Record list

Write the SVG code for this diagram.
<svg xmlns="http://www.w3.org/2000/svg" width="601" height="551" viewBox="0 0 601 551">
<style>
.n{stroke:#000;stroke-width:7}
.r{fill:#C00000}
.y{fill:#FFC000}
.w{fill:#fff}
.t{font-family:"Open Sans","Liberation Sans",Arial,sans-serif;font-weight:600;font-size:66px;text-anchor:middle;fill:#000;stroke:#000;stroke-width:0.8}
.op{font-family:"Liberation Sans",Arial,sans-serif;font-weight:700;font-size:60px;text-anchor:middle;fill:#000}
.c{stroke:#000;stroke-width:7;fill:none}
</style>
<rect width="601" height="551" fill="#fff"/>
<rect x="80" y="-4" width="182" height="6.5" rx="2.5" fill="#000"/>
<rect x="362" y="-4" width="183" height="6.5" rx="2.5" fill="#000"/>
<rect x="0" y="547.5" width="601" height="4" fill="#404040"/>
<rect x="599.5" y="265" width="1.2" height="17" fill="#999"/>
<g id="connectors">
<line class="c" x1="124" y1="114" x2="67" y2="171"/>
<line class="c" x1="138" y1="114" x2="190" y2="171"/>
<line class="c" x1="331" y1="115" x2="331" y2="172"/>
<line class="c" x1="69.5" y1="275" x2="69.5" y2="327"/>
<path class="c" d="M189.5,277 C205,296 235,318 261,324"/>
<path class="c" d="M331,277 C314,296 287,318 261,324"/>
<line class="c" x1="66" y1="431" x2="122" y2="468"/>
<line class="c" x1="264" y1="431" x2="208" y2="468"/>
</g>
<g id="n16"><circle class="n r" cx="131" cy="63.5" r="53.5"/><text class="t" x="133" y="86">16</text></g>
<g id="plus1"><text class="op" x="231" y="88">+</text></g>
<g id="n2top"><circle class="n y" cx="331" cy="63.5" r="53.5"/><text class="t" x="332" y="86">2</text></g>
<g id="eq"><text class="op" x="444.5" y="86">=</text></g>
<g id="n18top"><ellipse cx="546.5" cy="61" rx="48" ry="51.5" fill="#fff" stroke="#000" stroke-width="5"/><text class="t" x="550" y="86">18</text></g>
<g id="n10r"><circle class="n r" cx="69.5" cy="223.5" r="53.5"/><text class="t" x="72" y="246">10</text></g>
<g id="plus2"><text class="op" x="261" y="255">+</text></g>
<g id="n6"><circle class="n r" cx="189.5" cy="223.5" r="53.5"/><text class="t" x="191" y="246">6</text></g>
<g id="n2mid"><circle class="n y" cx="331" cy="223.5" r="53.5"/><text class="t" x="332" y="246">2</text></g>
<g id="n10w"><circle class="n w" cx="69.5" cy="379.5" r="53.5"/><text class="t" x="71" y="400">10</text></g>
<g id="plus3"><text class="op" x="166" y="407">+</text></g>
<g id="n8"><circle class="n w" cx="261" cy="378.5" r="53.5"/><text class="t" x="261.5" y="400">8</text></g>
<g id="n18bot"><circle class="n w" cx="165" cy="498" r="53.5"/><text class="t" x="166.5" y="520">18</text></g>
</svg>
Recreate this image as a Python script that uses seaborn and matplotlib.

What the task asks
Find each line with the string "this" and copy it out.

Final result
Write the SVG code for this diagram.
Recreate this image as a Python script that uses seaborn and matplotlib.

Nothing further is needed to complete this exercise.